THE TASK: Begin with the first line and repeat exactly through the line containing "mv_ticks = [0, 0.2, 0.4, 0.6, 0.8, 1.0, 1.2, 1.4, 1.6]"; leave every image out.

[A block of data]
────────
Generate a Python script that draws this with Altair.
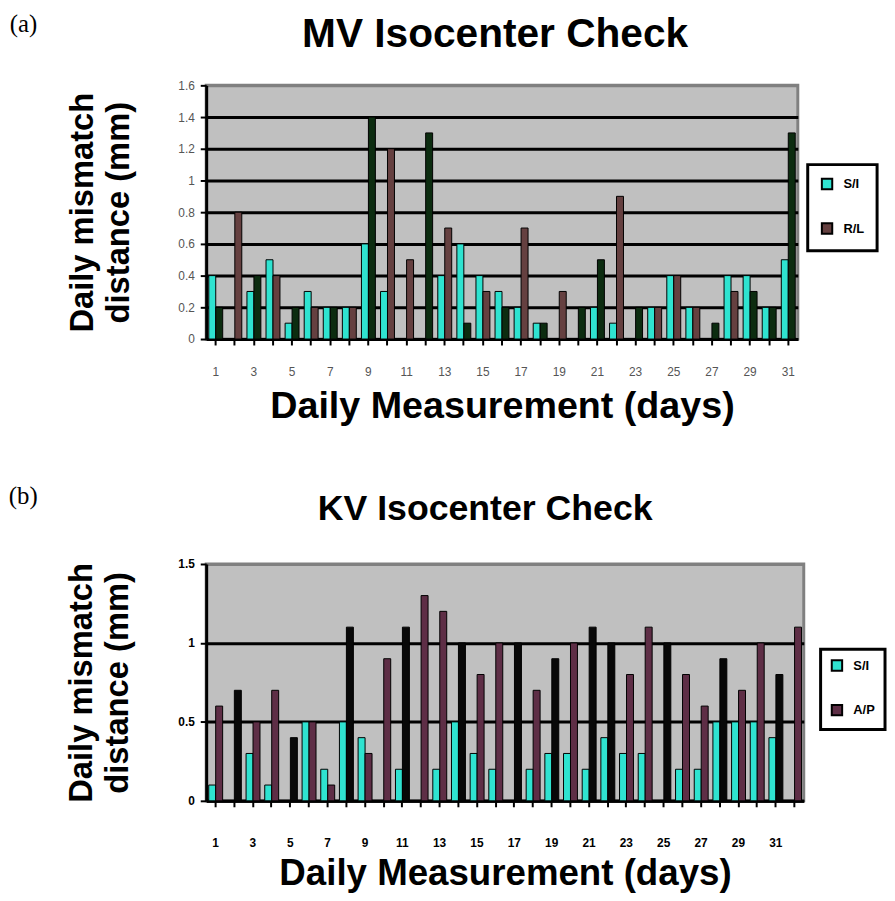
import altair as alt
import pandas as pd

FONT = "Liberation Sans"

# ---------------- (a) MV Isocenter Check ----------------
mv_days = list(range(1, 32))
mv_si = [0.4, 0.0, 0.3, 0.5, 0.1, 0.3, 0.2, 0.2, 0.6, 0.3, 0.0, 0.0, 0.4, 0.6, 0.4, 0.3,
         0.2, 0.1, 0.0, 0.0, 0.2, 0.1, 0.0, 0.2, 0.4, 0.2, 0.0, 0.4, 0.4, 0.2, 0.5]
mv_rl = [0.2, 0.8, 0.4, 0.4, 0.2, 0.2, 0.2, 0.2, 1.4, 1.2, 0.5, 1.3, 0.7, 0.1, 0.3, 0.2,
         0.7, 0.1, 0.3, 0.2, 0.5, 0.9, 0.2, 0.2, 0.4, 0.2, 0.1, 0.3, 0.3, 0.2, 1.3]
# colour of each second bar as printed: g = dark green, b = brown
mv_tone = ["g", "b", "g", "b", "g", "b", "g", "b", "g", "b", "b", "g", "b", "g", "b", "g",
           "b", "g", "b", "g", "g", "b", "g", "b", "b", "b", "g", "b", "g", "g", "g"]
mv_ticks = [0, 0.2, 0.4, 0.6, 0.8, 1.0, 1.2, 1.4, 1.6]

# ---------------- (b) KV Isocenter Check ----------------
kv_days = list(range(1, 33))
kv_si = [0.1, 0.0, 0.3, 0.1, 0.0, 0.5, 0.2, 0.5, 0.4, 0.0, 0.2, 0.0, 0.2, 0.5, 0.3, 0.2,
         0.0, 0.2, 0.3, 0.3, 0.2, 0.4, 0.3, 0.3, 0.0, 0.2, 0.2, 0.5, 0.5, 0.5, 0.4, 0.0]
kv_ap = [0.6, 0.7, 0.5, 0.7, 0.4, 0.5, 0.1, 1.1, 0.3, 0.9, 1.1, 1.3, 1.2, 1.0, 0.8, 1.0,
         1.0, 0.7, 0.9, 1.0, 1.1, 1.0, 0.8, 1.1, 1.0, 0.8, 0.6, 0.9, 0.7, 1.0, 0.8, 1.1]
# colour of each second bar as printed: m = maroon, k = black
kv_tone = ["m", "k", "m", "m", "k", "m", "m", "k", "m", "m", "k", "m", "m", "k", "m", "m",
           "k", "m", "k", "m", "k", "k", "m", "m", "k", "m", "m", "k", "m", "m", "k", "m"]
kv_ticks = [0, 0.5, 1.0, 1.5]


def make_panel(days, si, second, tones, tone_keys, key_domain, key_range, legend_values,
               title, tag, y_max, y_ticks, width, height, leg_x, leg_y, leg_pad,
               label_color, label_bold, x_label_pad, x_title_pad, x_title_size,
               y_title_pad, title_size, title_offset, title_dx, tag_offset):
    rows = []
    for d, s, v, t in zip(days, si, second, tones):
        rows.append(dict(day=d, slot="a", value=s, key="S/I"))
        rows.append(dict(day=d, slot="b", value=v, key=tone_keys[t]))
    df = pd.DataFrame(rows)
    top_test = "datum.value >= %f" % (y_max - 1e-6)
    chart = alt.Chart(df).mark_bar(stroke="black", strokeWidth=1).encode(
        x=alt.X("day:O",
                scale=alt.Scale(paddingInner=0.27, paddingOuter=0.135),
                axis=alt.Axis(title="Daily Measurement (days)", labelAngle=0,
                              labelExpr="datum.value % 2 == 1 ? datum.label : ''",
                              domainColor="black", domainWidth=3,
                              tickColor="black", tickWidth=2, tickSize=6,
                              labelFont=FONT, labelFontSize=12, labelColor=label_color,
                              labelFontWeight=label_bold, labelPadding=x_label_pad,
                              titleFont=FONT, titleFontSize=x_title_size,
                              titleFontWeight="bold", titleColor="black",
                              titlePadding=x_title_pad)),
        xOffset=alt.XOffset("slot:N", scale=alt.Scale(paddingInner=0, paddingOuter=0)),
        y=alt.Y("value:Q",
                scale=alt.Scale(domain=[0, y_max], nice=False, zero=True),
                axis=alt.Axis(values=y_ticks, format="~g", grid=True,
                              gridColor={"condition": {"test": top_test, "value": "#808080"},
                                         "value": "black"},
                              gridWidth=3,
                              domainColor="black", domainWidth=3,
                              tickColor="black", tickWidth=2, tickSize=6,
                              labelFont=FONT, labelFontSize=12, labelColor=label_color,
                              labelFontWeight=label_bold, labelPadding=6,
                              title=["Daily mismatch", "distance (mm)"],
                              titleFont=FONT, titleFontSize=33, titleFontWeight="bold",
                              titleColor="black", titleLineHeight=36,
                              titlePadding=y_title_pad)),
        color=alt.Color("key:N",
                        scale=alt.Scale(domain=key_domain, range=key_range),
                        legend=alt.Legend(values=legend_values, title=None, orient="none",
                                          legendX=leg_x, legendY=leg_y, padding=leg_pad,
                                          symbolType="square", symbolSize=110,
                                          symbolStrokeColor="black", symbolStrokeWidth=2,
                                          labelFont=FONT, labelFontSize=13,
                                          labelFontWeight="bold", labelColor="black",
                                          labelOffset=10)),
    ).properties(
        width=width, height=height,
        title=alt.Title(title, font=FONT, fontSize=title_size, fontWeight="bold",
                        color="black", anchor="middle", frame="group",
                        offset=title_offset, dx=title_dx),
    )
    return alt.vconcat(chart, title=alt.Title(tag, anchor="start", frame="bounds",
                                               font="Liberation Serif", fontSize=25,
                                               fontWeight="normal", color="black",
                                               dx=-56, offset=tag_offset))


SI_COLOR = "#2FE3D0"

panel_a = make_panel(
    mv_days, mv_si, mv_rl, mv_tone, {"g": "R/L (green)", "b": "R/L"},
    ["S/I", "R/L", "R/L (green)"], [SI_COLOR, "#654040", "#0C2C10"], ["S/I", "R/L"],
    "MV Isocenter Check", "(a)", 1.6, mv_ticks, 597, 256, 607, 80, 13,
    "#555555", "normal", 22, 10, 38, 43, 41, 24, -7, -25)

panel_b = make_panel(
    kv_days, kv_si, kv_ap, kv_tone, {"m": "A/P", "k": "A/P (black)"},
    ["S/I", "A/P", "A/P (black)"], [SI_COLOR, "#5E2E46", "#080808"], ["S/I", "A/P"],
    "KV Isocenter Check", "(b)", 1.5, kv_ticks, 603, 239, 620, 86, 10,
    "black", "bold", 31, 7, 37, 44, 36, 30, -20, -19)

chart = alt.vconcat(panel_a, panel_b, spacing=57, padding=0).resolve_scale(
    color="independent", x="independent", y="independent"
).configure_view(
    fill="#C0C0C0", stroke="#808080", strokeWidth=3
).configure_legend(
    strokeColor="black", strokeWidth=3, fillColor="white", rowPadding=26
)

chart.save("out.html", embed_options={"renderer": "svg", "actions": False})
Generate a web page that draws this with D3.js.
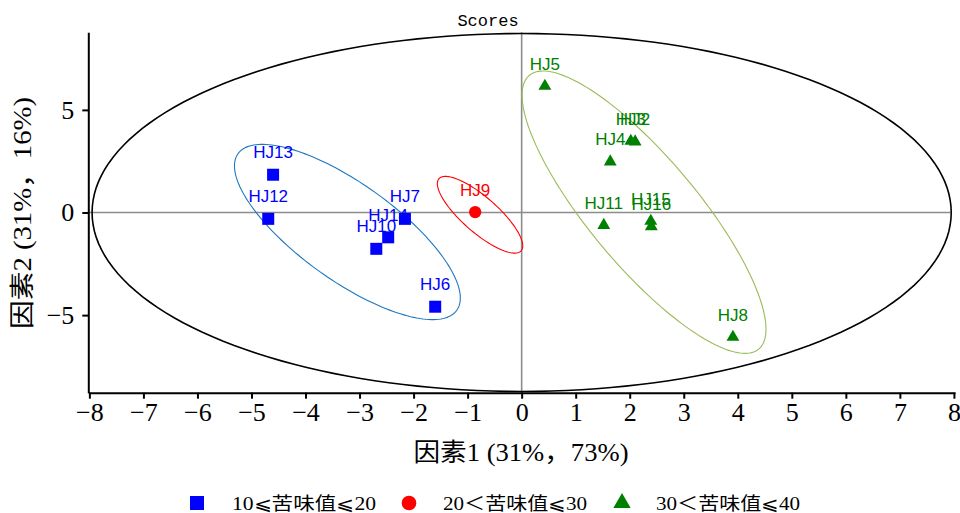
<!DOCTYPE html>
<html>
<head>
<meta charset="utf-8">
<script src="https://cdn.jsdelivr.net/npm/d3@7"></script>
<style>
  html, body { margin: 0; padding: 0; background: #ffffff; }
  svg { display: block; }
</style>
</head>
<body>
<svg id="chart" width="960" height="513"></svg>
<script>
// ---------- data ----------
const sampleNames = ["HJ13","HJ12","HJ7","HJ14","HJ10","HJ6","HJ9","HJ5","HJ3","HJ2","HJ4","HJ11","HJ15","HJ16","HJ8"];
const factor1 = [-4.60,-4.69,-2.16,-2.47,-2.69,-1.60,-0.86, 0.43, 2.02, 2.10, 1.64, 1.52, 2.39, 2.40, 3.91];
const factor2 = [ 1.84,-0.31,-0.31,-1.21,-1.77,-4.59, 0.02, 6.16, 3.48, 3.45, 2.47,-0.62,-0.42,-0.68,-6.07];
const sampleGroup = [0,0,0,0,0,0,1,2,2,2,2,2,2,2,2];

const groupNames = ["10⩽苦味值⩽20", "20＜苦味值⩽30", "30＜苦味值⩽40"];
const groupColors = ["#0000ff", "#ff0000", "#008000"];
const groupShapes = ["square", "circle", "triangle"];

// group confidence ellipses: centre, half extents, correlation
const ellCx   = [-3.225, -0.77, 2.265];
const ellCy   = [-0.95, -0.11, 0.015];
const ellSx   = [2.09, 0.79, 2.257];
const ellSy   = [4.27, 1.87, 6.88];
const ellRho  = [-0.754, -0.81, -0.828];
const ellColors = ["#1f78c1", "#ff0000", "#9bbb59"];

// Hotelling ellipse
const tEllipse = { rx: 7.95, ry: 8.72 };

const xTicks = d3.range(-8, 9, 1);
const yTicks = [-5, 0, 5];
const xTitle = "因素1 (31%，73%)";
const yTitle = "因素2 (31%，16%)";
const chartTitle = "Scores";

// ---------- layout ----------
const svg = d3.select("#chart");
const x = d3.scaleLinear().domain([-8.02, 8.02]).range([88.3, 955]);
const y = d3.scaleLinear().domain([-8.78, 8.78]).range([392.7, 32.3]);

const fmt = d => d < 0 ? "\u2212" + (-d) : String(d);
const serif = "'Liberation Serif', 'Times New Roman', 'DejaVu Serif', 'Noto Sans CJK SC', serif";

// zero lines
svg.append("line")
  .attr("x1", x(0)).attr("x2", x(0))
  .attr("y1", y.range()[1]).attr("y2", y.range()[0])
  .attr("stroke", "#8c8c8c").attr("stroke-width", 1.6);
svg.append("line")
  .attr("x1", x.range()[0]).attr("x2", x(7.93))
  .attr("y1", y(0)).attr("y2", y(0))
  .attr("stroke", "#8c8c8c").attr("stroke-width", 1.6);

// ellipse generator
const ts = d3.range(0, 361, 2).map(a => a * Math.PI / 180);
const line = d3.line().x(d => x(d[0])).y(d => y(d[1])).curve(d3.curveLinearClosed);
function ellipsePts(cx, cy, sx, sy, rho) {
  const s = Math.sqrt(1 - rho * rho);
  return ts.map(t => [cx + sx * Math.cos(t), cy + sy * (rho * Math.cos(t) - s * Math.sin(t))]);
}

svg.append("path")
  .attr("d", line(ellipsePts(0, 0, tEllipse.rx, tEllipse.ry, 0)))
  .attr("fill", "none").attr("stroke", "#000").attr("stroke-width", 1.6);

groupNames.forEach((g, i) => {
  svg.append("path")
    .attr("d", line(ellipsePts(ellCx[i], ellCy[i], ellSx[i], ellSy[i], ellRho[i])))
    .attr("fill", "none").attr("stroke", ellColors[i]).attr("stroke-width", 1.1);
});

// axes
const xAxis = svg.append("g").attr("transform", `translate(0,${y.range()[0]})`)
  .call(d3.axisBottom(x).tickValues(xTicks).tickSize(6).tickSizeOuter(0).tickPadding(4).tickFormat(fmt));
const yAxis = svg.append("g").attr("transform", `translate(${x.range()[0]},0)`)
  .call(d3.axisLeft(y).tickValues(yTicks).tickSize(6).tickSizeOuter(0).tickPadding(8).tickFormat(fmt));
[xAxis, yAxis].forEach(a => {
  a.select(".domain").attr("stroke", "#000").attr("stroke-width", 2);
  a.selectAll(".tick line").attr("stroke", "#000").attr("stroke-width", 2);
  a.selectAll(".tick text").attr("fill", "#000")
    .style("font-family", serif).style("font-size", "26px");
});

// markers
const symType = { square: d3.symbolSquare, circle: d3.symbolCircle, triangle: d3.symbolTriangle };
const symSize = { square: 144, circle: 120, triangle: 72 };
sampleNames.forEach((n, i) => {
  const g = sampleGroup[i];
  const sh = groupShapes[g];
  svg.append("path")
    .attr("d", d3.symbol().type(symType[sh]).size(symSize[sh])())
    .attr("transform", `translate(${x(factor1[i])},${y(factor2[i])})`)
    .attr("fill", groupColors[g]);
});
sampleNames.forEach((n, i) => {
  const g = sampleGroup[i];
  svg.append("text")
    .attr("x", x(factor1[i])).attr("y", y(factor2[i]) - 16.5)
    .attr("text-anchor", "middle")
    .attr("fill", groupColors[g])
    .style("font-family", "'Liberation Sans', Arial, sans-serif")
    .style("font-size", "17px")
    .text(n);
});

// titles
svg.append("text").attr("x", 488).attr("y", 26).attr("text-anchor", "middle")
  .style("font-family", "'Liberation Mono', 'DejaVu Sans Mono', monospace")
  .style("font-size", "17px").attr("fill", "#000").text(chartTitle);

svg.append("text").attr("x", 521).attr("y", 461).attr("text-anchor", "middle")
  .attr("textLength", 215).attr("lengthAdjust", "spacingAndGlyphs")
  .style("font-family", serif).style("font-size", "25px").attr("fill", "#000").text(xTitle);

svg.append("text").attr("transform", "translate(31,213) rotate(-90)").attr("text-anchor", "middle")
  .attr("textLength", 232).attr("lengthAdjust", "spacingAndGlyphs")
  .style("font-family", serif).style("font-size", "25px").attr("fill", "#000").text(yTitle);

// legend
const legSymX = [197, 409, 622];
const legTextX = [232, 443, 656];
const legY = 503;
const legSize = { square: 196, circle: 170, triangle: 130 };
groupNames.forEach((g, i) => {
  const sh = groupShapes[i];
  svg.append("path")
    .attr("d", d3.symbol().type(symType[sh]).size(legSize[sh])())
    .attr("transform", `translate(${legSymX[i]},${legY})`)
    .attr("fill", groupColors[i]);
  svg.append("text").attr("x", legTextX[i]).attr("y", legY + 6.5)
    .attr("textLength", 144).attr("lengthAdjust", "spacingAndGlyphs")
    .style("font-family", serif).style("font-size", "18px").attr("fill", "#000").text(g);
});
</script>
</body>
</html>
────────
EXERCISE RESULT:
Generate a Python script that draws this with Altair.
import altair as alt
import pandas as pd

FONT = "Liberation Sans"

# ---------------- (a) MV Isocenter Check ----------------
mv_days = list(range(1, 32))
mv_si = [0.4, 0.0, 0.3, 0.5, 0.1, 0.3, 0.2, 0.2, 0.6, 0.3, 0.0, 0.0, 0.4, 0.6, 0.4, 0.3,
         0.2, 0.1, 0.0, 0.0, 0.2, 0.1, 0.0, 0.2, 0.4, 0.2, 0.0, 0.4, 0.4, 0.2, 0.5]
mv_rl = [0.2, 0.8, 0.4, 0.4, 0.2, 0.2, 0.2, 0.2, 1.4, 1.2, 0.5, 1.3, 0.7, 0.1, 0.3, 0.2,
         0.7, 0.1, 0.3, 0.2, 0.5, 0.9, 0.2, 0.2, 0.4, 0.2, 0.1, 0.3, 0.3, 0.2, 1.3]
# colour of each second bar as printed: g = dark green, b = brown
mv_tone = ["g", "b", "g", "b", "g", "b", "g", "b", "g", "b", "b", "g", "b", "g", "b", "g",
           "b", "g", "b", "g", "g", "b", "g", "b", "b", "b", "g", "b", "g", "g", "g"]
mv_ticks = [0, 0.2, 0.4, 0.6, 0.8, 1.0, 1.2, 1.4, 1.6]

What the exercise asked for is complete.